● **What you are asked to do**: Using the data below, return the stretch from the line that contains "Rebuild this chart" through the line that contains "21000, 18500, 16500, 14500, 13000, 11500, 10300];", both included, exactly as it stands and nothing beyond it.

-------- Input data

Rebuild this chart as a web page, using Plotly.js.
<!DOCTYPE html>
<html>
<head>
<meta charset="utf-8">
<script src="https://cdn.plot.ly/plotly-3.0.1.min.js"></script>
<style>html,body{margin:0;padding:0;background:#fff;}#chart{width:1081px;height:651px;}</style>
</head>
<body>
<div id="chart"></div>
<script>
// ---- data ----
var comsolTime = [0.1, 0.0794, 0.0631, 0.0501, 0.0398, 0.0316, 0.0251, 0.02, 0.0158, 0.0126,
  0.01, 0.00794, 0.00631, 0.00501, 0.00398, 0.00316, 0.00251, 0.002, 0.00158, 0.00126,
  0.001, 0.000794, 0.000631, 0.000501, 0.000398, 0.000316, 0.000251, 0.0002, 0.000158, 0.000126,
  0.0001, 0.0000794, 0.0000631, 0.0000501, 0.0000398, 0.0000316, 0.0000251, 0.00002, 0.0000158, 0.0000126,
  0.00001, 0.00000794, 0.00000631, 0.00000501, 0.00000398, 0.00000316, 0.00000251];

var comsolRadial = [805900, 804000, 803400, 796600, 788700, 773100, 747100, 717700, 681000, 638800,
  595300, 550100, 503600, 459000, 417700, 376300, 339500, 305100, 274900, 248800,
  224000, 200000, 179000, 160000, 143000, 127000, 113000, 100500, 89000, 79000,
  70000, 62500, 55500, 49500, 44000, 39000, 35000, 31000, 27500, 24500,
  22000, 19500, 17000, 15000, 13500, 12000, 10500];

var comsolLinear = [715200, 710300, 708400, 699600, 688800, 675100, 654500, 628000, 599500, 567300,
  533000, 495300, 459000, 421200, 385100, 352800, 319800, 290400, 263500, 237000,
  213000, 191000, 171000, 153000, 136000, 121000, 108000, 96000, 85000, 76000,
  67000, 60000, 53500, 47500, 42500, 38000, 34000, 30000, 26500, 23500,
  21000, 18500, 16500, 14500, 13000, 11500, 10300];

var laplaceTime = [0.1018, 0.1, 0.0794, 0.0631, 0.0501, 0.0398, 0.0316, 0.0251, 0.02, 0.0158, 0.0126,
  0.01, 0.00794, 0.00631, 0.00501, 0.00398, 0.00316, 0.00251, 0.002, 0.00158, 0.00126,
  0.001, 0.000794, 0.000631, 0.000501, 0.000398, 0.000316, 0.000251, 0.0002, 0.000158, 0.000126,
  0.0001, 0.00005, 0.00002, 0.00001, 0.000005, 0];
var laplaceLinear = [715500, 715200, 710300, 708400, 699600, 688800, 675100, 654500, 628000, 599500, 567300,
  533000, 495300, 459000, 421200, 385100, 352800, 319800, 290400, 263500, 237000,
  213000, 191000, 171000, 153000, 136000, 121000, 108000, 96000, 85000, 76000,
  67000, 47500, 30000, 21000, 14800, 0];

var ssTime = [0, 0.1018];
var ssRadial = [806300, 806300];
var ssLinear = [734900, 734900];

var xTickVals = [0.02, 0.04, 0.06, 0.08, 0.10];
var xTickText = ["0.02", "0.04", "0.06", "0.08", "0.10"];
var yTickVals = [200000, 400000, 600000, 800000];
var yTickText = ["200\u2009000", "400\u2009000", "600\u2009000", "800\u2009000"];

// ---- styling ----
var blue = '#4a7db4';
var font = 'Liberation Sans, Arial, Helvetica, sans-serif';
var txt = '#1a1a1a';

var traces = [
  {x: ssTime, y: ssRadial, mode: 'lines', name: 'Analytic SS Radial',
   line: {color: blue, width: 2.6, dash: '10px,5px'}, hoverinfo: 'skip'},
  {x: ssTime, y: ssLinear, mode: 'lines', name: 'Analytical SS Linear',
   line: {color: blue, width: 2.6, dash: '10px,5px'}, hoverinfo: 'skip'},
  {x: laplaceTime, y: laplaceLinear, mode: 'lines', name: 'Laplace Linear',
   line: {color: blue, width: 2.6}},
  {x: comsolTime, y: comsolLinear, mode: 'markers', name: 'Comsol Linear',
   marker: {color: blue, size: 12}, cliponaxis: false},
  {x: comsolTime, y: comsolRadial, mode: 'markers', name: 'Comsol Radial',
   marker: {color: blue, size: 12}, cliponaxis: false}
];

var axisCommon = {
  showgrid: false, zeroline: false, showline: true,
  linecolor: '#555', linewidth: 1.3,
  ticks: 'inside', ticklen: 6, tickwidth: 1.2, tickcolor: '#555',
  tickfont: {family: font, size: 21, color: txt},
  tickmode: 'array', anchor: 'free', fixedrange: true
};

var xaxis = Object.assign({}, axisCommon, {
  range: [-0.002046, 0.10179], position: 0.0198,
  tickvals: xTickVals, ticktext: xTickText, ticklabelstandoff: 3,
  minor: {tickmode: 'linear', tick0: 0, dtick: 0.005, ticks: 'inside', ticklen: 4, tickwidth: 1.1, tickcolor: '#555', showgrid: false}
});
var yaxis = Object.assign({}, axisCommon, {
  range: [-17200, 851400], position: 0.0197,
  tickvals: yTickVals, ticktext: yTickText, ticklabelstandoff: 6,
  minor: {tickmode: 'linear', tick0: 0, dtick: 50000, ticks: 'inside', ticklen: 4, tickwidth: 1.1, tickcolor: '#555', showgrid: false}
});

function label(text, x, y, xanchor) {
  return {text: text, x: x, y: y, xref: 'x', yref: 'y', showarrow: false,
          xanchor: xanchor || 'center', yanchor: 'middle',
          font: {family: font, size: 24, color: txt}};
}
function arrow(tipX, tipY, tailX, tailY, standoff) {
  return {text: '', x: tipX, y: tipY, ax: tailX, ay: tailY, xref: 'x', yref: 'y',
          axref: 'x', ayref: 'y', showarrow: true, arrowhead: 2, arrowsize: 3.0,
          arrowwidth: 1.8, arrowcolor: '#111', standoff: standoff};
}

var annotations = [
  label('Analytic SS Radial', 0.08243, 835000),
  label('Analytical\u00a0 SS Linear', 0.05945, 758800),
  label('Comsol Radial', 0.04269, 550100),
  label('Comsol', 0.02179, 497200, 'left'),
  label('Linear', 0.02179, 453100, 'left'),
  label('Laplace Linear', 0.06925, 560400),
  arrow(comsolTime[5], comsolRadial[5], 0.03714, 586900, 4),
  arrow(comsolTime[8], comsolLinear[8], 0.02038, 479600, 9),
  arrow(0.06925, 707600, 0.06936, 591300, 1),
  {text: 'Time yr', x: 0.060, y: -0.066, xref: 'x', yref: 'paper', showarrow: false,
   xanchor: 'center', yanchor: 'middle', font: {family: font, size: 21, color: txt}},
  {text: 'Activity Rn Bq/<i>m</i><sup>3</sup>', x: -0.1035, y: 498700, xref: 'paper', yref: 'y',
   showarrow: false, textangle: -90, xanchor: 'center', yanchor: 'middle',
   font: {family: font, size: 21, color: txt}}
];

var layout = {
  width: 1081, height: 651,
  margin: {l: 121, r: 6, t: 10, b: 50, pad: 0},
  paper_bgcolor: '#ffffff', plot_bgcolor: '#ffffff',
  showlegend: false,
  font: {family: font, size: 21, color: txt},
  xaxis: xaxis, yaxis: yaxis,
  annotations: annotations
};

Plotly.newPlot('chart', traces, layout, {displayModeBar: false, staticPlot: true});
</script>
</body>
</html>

----------------
-------- Input data

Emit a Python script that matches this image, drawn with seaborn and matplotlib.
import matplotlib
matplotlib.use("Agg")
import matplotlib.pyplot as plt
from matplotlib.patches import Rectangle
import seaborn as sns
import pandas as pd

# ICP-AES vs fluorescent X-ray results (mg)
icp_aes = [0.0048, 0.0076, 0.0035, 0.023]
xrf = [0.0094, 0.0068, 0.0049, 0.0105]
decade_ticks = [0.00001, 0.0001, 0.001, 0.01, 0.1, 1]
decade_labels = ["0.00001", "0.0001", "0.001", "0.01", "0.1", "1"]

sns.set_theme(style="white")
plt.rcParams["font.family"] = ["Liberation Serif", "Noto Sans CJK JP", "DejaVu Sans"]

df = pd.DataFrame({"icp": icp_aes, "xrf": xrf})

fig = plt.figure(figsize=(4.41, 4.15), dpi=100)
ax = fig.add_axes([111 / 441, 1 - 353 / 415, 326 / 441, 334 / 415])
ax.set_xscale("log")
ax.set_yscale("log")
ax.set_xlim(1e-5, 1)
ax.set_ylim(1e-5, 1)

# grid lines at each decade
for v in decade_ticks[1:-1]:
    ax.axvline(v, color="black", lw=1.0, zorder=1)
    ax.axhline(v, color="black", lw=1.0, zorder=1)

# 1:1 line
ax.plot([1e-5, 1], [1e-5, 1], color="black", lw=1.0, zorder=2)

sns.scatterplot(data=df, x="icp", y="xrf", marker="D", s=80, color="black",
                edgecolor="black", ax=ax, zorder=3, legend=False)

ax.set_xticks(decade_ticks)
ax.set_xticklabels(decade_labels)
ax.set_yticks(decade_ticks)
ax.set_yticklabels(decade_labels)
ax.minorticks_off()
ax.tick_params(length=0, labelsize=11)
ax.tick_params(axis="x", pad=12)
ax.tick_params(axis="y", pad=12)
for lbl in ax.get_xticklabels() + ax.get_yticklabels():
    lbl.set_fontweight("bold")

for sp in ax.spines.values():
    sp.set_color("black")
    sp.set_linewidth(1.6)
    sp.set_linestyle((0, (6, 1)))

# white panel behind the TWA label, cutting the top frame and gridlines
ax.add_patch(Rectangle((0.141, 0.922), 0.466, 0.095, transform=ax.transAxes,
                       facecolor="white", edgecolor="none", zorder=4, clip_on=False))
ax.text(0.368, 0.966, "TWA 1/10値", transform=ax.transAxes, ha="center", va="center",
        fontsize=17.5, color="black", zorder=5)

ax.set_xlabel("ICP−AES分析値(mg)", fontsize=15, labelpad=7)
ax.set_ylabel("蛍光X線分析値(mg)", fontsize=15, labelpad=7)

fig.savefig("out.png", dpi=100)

----------------

● **Expected answer**:
Rebuild this chart as a web page, using Plotly.js.
<!DOCTYPE html>
<html>
<head>
<meta charset="utf-8">
<script src="https://cdn.plot.ly/plotly-3.0.1.min.js"></script>
<style>html,body{margin:0;padding:0;background:#fff;}#chart{width:1081px;height:651px;}</style>
</head>
<body>
<div id="chart"></div>
<script>
// ---- data ----
var comsolTime = [0.1, 0.0794, 0.0631, 0.0501, 0.0398, 0.0316, 0.0251, 0.02, 0.0158, 0.0126,
  0.01, 0.00794, 0.00631, 0.00501, 0.00398, 0.00316, 0.00251, 0.002, 0.00158, 0.00126,
  0.001, 0.000794, 0.000631, 0.000501, 0.000398, 0.000316, 0.000251, 0.0002, 0.000158, 0.000126,
  0.0001, 0.0000794, 0.0000631, 0.0000501, 0.0000398, 0.0000316, 0.0000251, 0.00002, 0.0000158, 0.0000126,
  0.00001, 0.00000794, 0.00000631, 0.00000501, 0.00000398, 0.00000316, 0.00000251];

var comsolRadial = [805900, 804000, 803400, 796600, 788700, 773100, 747100, 717700, 681000, 638800,
  595300, 550100, 503600, 459000, 417700, 376300, 339500, 305100, 274900, 248800,
  224000, 200000, 179000, 160000, 143000, 127000, 113000, 100500, 89000, 79000,
  70000, 62500, 55500, 49500, 44000, 39000, 35000, 31000, 27500, 24500,
  22000, 19500, 17000, 15000, 13500, 12000, 10500];

var comsolLinear = [715200, 710300, 708400, 699600, 688800, 675100, 654500, 628000, 599500, 567300,
  533000, 495300, 459000, 421200, 385100, 352800, 319800, 290400, 263500, 237000,
  213000, 191000, 171000, 153000, 136000, 121000, 108000, 96000, 85000, 76000,
  67000, 60000, 53500, 47500, 42500, 38000, 34000, 30000, 26500, 23500,
  21000, 18500, 16500, 14500, 13000, 11500, 10300];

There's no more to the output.